Congratulations to Galveston Mayor-Elect Joe Jaworski, who won a majority of the vote in a five-candidate race.
“I think our message was one of energy and it was one of progress in Galveston,” Jaworski said. “I think people are tired of thinking of Galveston as a wounded city, and I think, in our campaign, they saw something that showed a clean, powerful, connected Galveston for the future.”
Jaworski beat four challengers, including one who dropped out midrace, according to complete but unofficial results.
Jaworski’s closest competitor, Betty Massey, earned just less than 25 percent. Massey on Saturday night congratulated Jaworski and promised to remain involved in shaping the island’s policy and recovery.
Mayor Pro Tem Danny Weber earned 20 percent; Bill Quiroga earned 2 percent, and Greg Roof, who stopped campaigning in March, had 1 percent.

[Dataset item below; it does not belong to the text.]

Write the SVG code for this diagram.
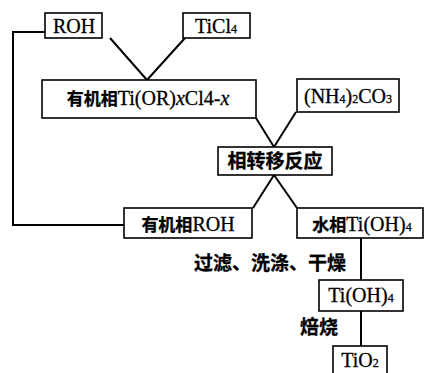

Jaworski said his first acts as mayor would be to clamp down on the pettiness and hostility that bubbled up among sitting city council members.
“I expect a first meeting that puts away the rancor, a first meeting that follows an agenda, and a first meeting that prioritizes our city’s appearance and infrastructure and economic well-being … before any personality contests, before any petty disputes,” he said. “And, every minute of every city meeting, we’re going to be spreading hope and optimism.”
I’m delighted by this. Jaworski’s an ace, and I think he’s exactly what Galveston needs now. My best wishes to Mayor-Elect Joe Jaworski. Other Galveston County results are here; there will be several runoffs for City Council there. In the other race I was following, Chula Ross-Sanchez fell short in her race for City Council in District 6, losing to Diana Puccetti by a 51-49 margin. The Chron and Martha have more, while Stace reports on results in his area.
There will be a runoff for the open SD22 seat.
Republicans David Sibley and Brian Birdwell will meet in a runoff — date to be set by Gov. Rick Perry — for the open state Senate seat in Central Texas.
Sibley led in the special election voting with 45 percent of the vote, followed by Birdwell, with 36.5 percent, Democrat Gayle Avant, with 13.3 percent, and Republican Darren Yancy, with 5.2 percent.
The election pitted Sibley, a former Waco mayor and state senator who’s been lobbying in Austin for the last decade, against Birdwell, a survivor of the 9/11 attack on the Pentagon who is now a conservative Christian motivational speaker living in Granbury. Avant will retire after the end of the current school year after a career as a political science professor at Baylor. And Yancy, a salesman who lives in Burleson, has now lost two shots at the seat. He was on the ballot against Averitt in the March primary, coming up far behind even though Averitt didn’t campaign.
The winner of the special election runoff will serve until January. The winner of the general election — Averitt or a person to be named later — will run for the chance to serve starting then.
Sibley won in all but three of the district’s ten counties, but two of those — Hood and Johnson — turned out relatively big votes. The former senator got walloped in Hood, where Birdwell got 3,625 votes to Sibley’s 819 (in percentages, that’s 68 to 15, in Birdwell’s favor, with the rest of the votes going to the other two candidates).
Here was Burka’s preview of that race. It’s highly likely that Averitt will withdraw from the ballot after the runoff, and that the winner of that runoff will be selected as his replacement for the November election. The Democrats will then get to pick someone as well, as they had no one file for the March primary.
BOR has some Austin-area results, including the good news that Tom Musselman, father of BOR’s Karl-Thomas Musselman, was elected Mayor of Fredericksburg.
Finally, on a personal note, congratulations to my cousin-in-law Bill Metzger for his election as Dallas County Community College District trustee. Way to go, Bill!